Il doit exister une césure claire entre les années d’avant et d’après la crise, reconnaissant les contributions effectuées avant l’effondrement. Il est déraisonnable d’affirmer que tout ce qui a été payé auparavant ne vaut plus rien. Un règlement juridique s’impose. Seul un cadre piloté par l’État peut rétablir l’équité et protéger employeurs, salariés et économie.

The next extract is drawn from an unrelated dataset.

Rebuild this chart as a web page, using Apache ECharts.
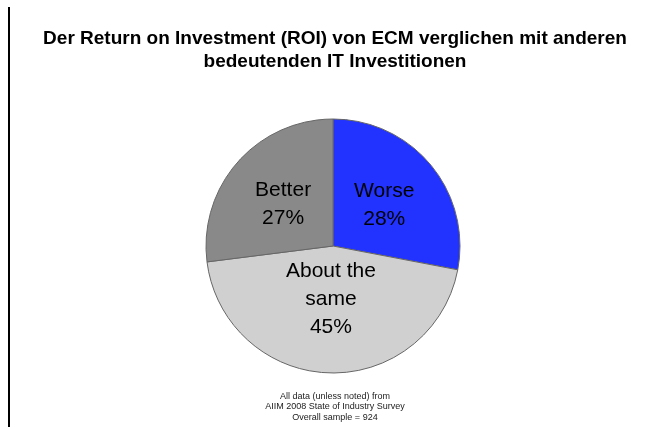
<!DOCTYPE html>
<html>
<head>
<meta charset="utf-8">
<script src="https://cdn.jsdelivr.net/npm/echarts@6/dist/echarts.min.js"></script>
<style>
html,body{margin:0;padding:0;background:#fff;}
#c{width:656px;height:427px;}
#bar{position:absolute;left:8px;top:7px;width:2px;height:420px;background:#000;}
</style>
</head>
<body>
<div id="c"></div>
<div id="bar"></div>
<script>
const categories = ['Worse', 'About the same', 'Better'];
const values = [28, 45, 27];
const colors = ['#2233FF', '#D0D0D0', '#898989'];
const titleText = 'Der Return on Investment (ROI) von ECM verglichen mit anderen\nbedeutenden IT Investitionen';
const footerText = 'All data (unless noted) from\nAIIM 2008 State of Industry Survey\nOverall sample = 924';

const chart = echarts.init(document.getElementById('c'));
chart.setOption({
  animation: false,
  title: [{
    text: titleText,
    left: 335, top: 28, textAlign: 'center', padding: 0,
    textStyle: {fontFamily: 'Liberation Sans, Arial', fontSize: 19, fontWeight: 'bold', color: '#000', lineHeight: 22.5}
  }, {
    text: footerText,
    left: 335, top: 391, textAlign: 'center', padding: 0,
    textStyle: {fontFamily: 'Liberation Sans, Arial', fontSize: 9, fontWeight: 'normal', color: '#222', lineHeight: 10.5}
  }],
  series: [{
    type: 'pie',
    center: [333, 246],
    radius: 127,
    startAngle: 90,
    clockwise: true,
    data: categories.map((n, i) => ({name: n, value: values[i], itemStyle: {color: colors[i]}})),
    itemStyle: {borderColor: '#666', borderWidth: 1},
    label: {
      show: true, position: 'inside',
      formatter: p => p.name.replace('About the ', 'About the\n') + '\n' + p.value + '%',
      fontFamily: 'Liberation Sans, Arial', fontSize: 21, color: '#000', lineHeight: 28
    },
    labelLayout: p => (p.dataIndex === 1 ? {dy: -13} : {dy: 2}),
    labelLine: {show: false},
    emphasis: {disabled: true}
  }]
});
</script>
</body>
</html>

Par ailleurs, la reconstruction de la confiance dans le système de protection sociale libanais exige transparence, clarté juridique et responsabilité partagée. Nous ne pouvons être sommés d’absorber seuls les écarts liés à la crise. La survie de l’économie formelle et le financement éthique dépendent de règles édictées par l’État qui soient équitables, applicables, durables et protectrices à la fois des employés et des employeurs. Le Réseau, de concert avec d’autres organisations du secteur privé, travaille à proposer des solutions et des recommandations durables et équitables tant pour les salariés que pour les employeurs, tous deux victimes d’une crise dont ils ne sont pas responsables.